Entries with chart source code
+++
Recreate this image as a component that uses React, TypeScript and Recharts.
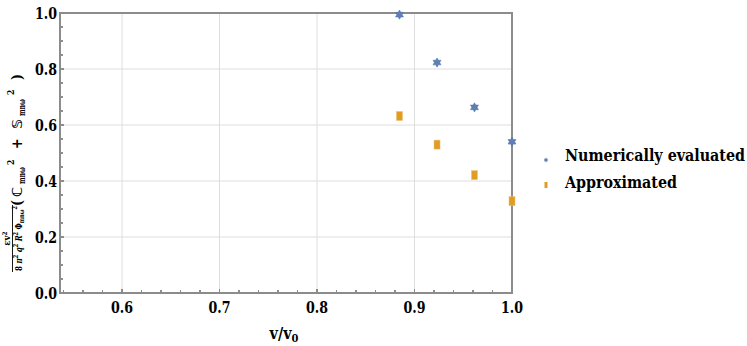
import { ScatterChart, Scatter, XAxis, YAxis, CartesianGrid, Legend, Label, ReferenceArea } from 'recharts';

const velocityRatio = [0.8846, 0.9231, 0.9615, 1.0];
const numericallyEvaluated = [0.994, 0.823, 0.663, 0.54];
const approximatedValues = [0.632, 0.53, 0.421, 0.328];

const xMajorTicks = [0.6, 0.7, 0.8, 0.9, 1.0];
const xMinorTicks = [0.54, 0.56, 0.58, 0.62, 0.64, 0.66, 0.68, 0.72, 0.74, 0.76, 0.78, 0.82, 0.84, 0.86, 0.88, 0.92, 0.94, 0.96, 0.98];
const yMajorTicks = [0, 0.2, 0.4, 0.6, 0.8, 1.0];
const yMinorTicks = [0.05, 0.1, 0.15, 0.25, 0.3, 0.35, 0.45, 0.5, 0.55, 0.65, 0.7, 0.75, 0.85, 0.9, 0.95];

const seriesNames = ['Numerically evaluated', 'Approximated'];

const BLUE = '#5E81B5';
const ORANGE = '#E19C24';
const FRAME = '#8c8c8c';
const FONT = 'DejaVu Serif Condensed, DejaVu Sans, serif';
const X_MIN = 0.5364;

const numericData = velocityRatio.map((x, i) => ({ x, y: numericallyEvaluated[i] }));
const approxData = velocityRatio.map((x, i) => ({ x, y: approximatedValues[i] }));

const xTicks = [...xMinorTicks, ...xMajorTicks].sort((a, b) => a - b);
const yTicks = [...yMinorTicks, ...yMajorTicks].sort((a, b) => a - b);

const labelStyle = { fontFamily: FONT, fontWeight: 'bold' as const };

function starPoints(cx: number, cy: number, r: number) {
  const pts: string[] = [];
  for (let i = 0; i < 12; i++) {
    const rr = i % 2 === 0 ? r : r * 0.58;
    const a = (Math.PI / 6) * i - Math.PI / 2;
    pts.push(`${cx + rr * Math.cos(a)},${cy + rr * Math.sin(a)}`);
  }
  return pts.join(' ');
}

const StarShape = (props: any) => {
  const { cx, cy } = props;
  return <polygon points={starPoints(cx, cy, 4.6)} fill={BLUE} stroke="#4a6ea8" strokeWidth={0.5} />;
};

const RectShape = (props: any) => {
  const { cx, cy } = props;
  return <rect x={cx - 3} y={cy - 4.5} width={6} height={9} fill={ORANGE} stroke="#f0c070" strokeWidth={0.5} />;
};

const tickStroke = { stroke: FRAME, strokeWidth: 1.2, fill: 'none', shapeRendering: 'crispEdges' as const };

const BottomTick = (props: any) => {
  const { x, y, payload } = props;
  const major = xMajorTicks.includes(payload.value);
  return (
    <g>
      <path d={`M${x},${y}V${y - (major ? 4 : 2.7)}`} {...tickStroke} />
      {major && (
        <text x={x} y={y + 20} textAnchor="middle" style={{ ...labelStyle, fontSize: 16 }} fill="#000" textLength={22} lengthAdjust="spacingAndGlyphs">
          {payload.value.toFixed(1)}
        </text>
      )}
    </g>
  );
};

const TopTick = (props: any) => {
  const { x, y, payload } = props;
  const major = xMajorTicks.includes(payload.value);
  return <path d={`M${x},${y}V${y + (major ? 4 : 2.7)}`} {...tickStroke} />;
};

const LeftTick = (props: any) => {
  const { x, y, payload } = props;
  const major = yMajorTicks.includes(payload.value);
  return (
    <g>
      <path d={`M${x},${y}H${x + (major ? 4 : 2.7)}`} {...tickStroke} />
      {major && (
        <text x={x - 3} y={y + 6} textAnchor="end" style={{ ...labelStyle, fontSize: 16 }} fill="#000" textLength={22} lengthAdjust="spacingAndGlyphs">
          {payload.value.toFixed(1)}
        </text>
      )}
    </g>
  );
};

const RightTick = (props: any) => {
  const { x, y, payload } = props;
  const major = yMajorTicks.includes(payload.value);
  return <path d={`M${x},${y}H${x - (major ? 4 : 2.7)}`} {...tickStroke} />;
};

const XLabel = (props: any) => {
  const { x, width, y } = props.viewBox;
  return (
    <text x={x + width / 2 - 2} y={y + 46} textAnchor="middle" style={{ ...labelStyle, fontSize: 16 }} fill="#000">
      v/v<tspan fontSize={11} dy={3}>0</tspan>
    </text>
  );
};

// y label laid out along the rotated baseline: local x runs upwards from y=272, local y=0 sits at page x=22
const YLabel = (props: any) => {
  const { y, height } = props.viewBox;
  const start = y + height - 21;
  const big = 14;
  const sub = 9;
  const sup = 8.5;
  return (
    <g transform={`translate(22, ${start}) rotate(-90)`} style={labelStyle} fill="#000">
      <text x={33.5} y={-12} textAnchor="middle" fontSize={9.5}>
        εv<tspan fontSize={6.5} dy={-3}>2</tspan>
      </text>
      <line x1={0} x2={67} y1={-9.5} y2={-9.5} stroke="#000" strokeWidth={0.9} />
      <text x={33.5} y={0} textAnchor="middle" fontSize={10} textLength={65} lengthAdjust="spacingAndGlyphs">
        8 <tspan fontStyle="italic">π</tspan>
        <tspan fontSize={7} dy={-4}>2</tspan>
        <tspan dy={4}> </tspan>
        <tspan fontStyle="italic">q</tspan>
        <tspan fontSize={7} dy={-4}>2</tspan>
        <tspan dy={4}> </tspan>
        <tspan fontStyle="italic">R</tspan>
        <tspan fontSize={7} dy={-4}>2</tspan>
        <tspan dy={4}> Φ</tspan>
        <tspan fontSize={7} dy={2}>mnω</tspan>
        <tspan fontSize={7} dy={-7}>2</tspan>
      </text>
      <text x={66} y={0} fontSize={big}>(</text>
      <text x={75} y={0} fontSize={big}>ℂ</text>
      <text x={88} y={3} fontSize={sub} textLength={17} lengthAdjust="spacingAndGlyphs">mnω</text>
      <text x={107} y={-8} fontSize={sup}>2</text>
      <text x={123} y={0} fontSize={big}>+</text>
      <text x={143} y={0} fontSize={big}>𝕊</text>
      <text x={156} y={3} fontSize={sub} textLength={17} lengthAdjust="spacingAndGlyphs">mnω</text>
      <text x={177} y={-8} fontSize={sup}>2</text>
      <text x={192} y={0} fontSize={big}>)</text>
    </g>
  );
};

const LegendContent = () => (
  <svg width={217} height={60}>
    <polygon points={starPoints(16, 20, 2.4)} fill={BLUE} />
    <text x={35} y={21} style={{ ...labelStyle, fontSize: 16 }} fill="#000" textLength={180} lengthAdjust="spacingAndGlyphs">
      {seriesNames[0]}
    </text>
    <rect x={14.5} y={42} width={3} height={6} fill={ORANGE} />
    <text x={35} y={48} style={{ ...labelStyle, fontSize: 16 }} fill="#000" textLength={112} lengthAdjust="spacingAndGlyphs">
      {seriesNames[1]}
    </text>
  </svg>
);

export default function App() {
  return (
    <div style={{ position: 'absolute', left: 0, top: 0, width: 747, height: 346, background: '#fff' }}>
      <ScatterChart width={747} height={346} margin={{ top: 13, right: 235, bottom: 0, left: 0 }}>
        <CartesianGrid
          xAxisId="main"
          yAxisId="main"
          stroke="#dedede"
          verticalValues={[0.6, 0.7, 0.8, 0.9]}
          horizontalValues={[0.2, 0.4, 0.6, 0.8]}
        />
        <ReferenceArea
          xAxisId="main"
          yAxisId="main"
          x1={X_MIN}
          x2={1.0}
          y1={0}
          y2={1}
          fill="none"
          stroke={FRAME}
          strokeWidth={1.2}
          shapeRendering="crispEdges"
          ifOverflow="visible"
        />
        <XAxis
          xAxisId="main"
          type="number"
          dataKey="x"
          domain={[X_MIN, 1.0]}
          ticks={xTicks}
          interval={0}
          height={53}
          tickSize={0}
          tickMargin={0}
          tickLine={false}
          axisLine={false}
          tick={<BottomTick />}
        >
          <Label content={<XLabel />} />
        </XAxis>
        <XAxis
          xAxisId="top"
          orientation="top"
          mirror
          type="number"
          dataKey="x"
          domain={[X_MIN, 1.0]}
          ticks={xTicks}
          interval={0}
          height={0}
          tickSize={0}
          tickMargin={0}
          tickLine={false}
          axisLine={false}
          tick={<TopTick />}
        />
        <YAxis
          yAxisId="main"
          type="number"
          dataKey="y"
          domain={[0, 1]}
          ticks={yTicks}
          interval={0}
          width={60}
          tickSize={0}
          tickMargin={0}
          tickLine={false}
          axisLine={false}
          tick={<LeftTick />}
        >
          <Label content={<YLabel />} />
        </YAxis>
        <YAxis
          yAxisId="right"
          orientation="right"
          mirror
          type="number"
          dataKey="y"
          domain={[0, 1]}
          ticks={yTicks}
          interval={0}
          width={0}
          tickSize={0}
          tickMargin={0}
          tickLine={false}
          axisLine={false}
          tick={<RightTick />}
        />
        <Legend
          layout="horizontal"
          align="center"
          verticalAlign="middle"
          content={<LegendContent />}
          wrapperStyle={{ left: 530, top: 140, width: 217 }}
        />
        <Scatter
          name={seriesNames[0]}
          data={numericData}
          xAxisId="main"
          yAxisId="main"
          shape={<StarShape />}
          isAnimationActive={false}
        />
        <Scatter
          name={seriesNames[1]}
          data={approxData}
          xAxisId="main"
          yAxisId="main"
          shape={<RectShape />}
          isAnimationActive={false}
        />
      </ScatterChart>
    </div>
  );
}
+++
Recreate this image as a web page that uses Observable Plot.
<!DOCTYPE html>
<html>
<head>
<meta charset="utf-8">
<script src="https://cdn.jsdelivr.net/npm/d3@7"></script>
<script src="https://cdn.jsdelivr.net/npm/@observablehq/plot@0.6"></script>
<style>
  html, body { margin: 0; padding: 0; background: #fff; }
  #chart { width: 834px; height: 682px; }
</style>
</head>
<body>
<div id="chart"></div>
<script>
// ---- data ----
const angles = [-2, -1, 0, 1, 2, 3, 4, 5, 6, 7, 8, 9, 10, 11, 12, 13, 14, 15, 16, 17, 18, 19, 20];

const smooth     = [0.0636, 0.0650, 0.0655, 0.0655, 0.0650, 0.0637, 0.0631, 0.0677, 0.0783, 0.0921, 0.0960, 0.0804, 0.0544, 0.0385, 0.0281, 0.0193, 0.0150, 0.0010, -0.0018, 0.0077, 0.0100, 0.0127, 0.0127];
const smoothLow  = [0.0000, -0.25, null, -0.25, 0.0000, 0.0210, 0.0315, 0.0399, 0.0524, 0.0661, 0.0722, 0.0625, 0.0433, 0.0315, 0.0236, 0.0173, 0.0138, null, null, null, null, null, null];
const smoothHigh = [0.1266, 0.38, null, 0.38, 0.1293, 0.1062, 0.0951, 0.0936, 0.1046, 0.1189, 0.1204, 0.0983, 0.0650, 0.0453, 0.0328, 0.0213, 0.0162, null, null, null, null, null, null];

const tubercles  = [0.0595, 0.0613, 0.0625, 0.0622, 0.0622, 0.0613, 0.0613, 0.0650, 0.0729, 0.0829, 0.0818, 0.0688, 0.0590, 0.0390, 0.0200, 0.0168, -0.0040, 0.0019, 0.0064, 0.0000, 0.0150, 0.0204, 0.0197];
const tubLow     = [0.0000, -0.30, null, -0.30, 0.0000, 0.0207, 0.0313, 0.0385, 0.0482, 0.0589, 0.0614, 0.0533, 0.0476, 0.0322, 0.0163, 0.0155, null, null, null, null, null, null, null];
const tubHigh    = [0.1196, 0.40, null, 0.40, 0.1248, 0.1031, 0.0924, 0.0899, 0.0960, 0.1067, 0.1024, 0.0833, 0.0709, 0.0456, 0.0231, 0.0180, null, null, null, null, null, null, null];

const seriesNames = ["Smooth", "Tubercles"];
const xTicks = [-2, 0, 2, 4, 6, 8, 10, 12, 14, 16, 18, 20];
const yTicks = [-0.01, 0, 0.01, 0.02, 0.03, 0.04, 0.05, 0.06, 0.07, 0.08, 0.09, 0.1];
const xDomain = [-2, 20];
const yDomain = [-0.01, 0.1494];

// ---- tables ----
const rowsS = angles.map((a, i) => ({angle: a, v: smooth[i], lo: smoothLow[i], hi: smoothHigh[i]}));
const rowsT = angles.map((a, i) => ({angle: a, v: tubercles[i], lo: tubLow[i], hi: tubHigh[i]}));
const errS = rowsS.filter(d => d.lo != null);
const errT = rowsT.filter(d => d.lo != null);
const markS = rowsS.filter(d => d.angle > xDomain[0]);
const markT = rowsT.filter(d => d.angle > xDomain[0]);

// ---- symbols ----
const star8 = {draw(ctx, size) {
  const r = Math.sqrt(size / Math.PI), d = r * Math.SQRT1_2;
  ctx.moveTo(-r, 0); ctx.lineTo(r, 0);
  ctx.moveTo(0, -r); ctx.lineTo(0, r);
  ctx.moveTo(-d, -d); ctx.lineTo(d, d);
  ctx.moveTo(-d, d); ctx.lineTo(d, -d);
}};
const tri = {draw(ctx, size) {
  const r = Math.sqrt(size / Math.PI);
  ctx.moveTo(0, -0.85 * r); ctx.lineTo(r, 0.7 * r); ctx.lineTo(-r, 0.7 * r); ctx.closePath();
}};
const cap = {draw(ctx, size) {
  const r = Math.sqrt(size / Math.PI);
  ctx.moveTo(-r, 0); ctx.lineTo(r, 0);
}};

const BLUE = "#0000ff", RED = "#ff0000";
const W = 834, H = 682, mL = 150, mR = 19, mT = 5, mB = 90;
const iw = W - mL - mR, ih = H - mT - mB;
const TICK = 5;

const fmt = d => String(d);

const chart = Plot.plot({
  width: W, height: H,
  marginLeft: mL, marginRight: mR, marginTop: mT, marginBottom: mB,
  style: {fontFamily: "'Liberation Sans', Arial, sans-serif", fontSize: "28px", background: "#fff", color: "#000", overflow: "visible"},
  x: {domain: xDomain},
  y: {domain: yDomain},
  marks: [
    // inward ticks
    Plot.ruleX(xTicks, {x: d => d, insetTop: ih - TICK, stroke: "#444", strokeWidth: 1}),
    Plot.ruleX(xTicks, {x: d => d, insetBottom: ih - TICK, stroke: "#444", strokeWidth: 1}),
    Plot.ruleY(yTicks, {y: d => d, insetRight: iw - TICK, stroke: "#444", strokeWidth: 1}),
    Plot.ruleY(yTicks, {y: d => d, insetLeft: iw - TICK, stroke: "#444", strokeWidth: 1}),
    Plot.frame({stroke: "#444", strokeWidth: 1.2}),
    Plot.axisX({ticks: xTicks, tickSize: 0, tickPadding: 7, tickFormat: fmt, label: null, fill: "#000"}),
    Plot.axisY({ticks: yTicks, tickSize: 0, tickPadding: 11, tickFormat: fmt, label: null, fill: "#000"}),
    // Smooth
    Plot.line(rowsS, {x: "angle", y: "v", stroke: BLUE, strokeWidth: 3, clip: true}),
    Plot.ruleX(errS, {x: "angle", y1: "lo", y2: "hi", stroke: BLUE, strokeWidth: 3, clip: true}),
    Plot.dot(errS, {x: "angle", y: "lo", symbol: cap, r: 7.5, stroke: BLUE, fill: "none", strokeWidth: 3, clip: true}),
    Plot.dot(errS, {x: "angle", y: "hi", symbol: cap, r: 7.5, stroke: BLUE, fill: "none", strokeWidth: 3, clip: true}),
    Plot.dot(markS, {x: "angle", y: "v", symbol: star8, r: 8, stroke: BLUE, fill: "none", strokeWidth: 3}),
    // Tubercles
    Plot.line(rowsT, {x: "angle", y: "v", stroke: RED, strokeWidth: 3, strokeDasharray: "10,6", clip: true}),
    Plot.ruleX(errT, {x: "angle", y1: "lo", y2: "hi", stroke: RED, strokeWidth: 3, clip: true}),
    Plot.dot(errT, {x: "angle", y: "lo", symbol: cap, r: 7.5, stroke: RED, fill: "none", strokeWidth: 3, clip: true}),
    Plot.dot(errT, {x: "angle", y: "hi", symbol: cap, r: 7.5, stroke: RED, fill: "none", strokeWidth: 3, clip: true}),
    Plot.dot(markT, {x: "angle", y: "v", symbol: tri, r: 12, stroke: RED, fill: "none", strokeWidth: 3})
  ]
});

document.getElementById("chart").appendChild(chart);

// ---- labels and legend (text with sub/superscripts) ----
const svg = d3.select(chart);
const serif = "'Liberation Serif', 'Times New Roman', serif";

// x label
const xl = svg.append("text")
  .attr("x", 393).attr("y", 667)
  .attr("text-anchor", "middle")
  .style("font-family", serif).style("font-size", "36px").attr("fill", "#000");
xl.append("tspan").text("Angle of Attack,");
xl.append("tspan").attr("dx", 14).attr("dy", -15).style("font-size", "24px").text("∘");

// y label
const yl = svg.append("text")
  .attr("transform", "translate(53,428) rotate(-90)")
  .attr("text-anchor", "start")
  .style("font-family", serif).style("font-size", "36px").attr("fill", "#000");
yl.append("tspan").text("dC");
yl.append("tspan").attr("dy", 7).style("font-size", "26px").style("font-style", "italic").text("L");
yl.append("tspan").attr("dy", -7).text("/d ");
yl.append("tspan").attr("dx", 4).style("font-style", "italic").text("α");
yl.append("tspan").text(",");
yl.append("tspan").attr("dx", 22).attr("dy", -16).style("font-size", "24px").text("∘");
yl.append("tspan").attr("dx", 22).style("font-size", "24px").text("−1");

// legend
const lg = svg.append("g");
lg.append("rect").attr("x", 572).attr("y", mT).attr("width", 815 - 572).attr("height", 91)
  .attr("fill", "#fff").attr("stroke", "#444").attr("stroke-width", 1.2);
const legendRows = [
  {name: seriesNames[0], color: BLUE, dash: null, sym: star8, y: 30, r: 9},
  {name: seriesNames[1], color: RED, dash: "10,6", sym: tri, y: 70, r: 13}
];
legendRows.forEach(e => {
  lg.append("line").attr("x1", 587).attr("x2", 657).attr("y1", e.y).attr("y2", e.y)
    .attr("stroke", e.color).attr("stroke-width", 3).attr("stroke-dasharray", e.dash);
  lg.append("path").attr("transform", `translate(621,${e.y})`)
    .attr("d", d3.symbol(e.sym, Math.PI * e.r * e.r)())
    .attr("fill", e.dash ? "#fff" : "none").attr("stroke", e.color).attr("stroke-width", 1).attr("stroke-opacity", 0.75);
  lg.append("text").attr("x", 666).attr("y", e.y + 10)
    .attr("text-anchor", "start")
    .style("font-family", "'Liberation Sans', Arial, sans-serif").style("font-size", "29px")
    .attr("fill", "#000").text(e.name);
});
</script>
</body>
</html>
+++
■ **WHAT TO WORK ON**
Copy out, exactly, every line from the one that contains "Recreate this image as a component" through the one that contains "const approximatedValues = [0.632, 0.53, 0.421, 0.328];". Pictures stay out of the copy.

■ **REPLY**
Recreate this image as a component that uses React, TypeScript and Recharts.
import { ScatterChart, Scatter, XAxis, YAxis, CartesianGrid, Legend, Label, ReferenceArea } from 'recharts';

const velocityRatio = [0.8846, 0.9231, 0.9615, 1.0];
const numericallyEvaluated = [0.994, 0.823, 0.663, 0.54];
const approximatedValues = [0.632, 0.53, 0.421, 0.328];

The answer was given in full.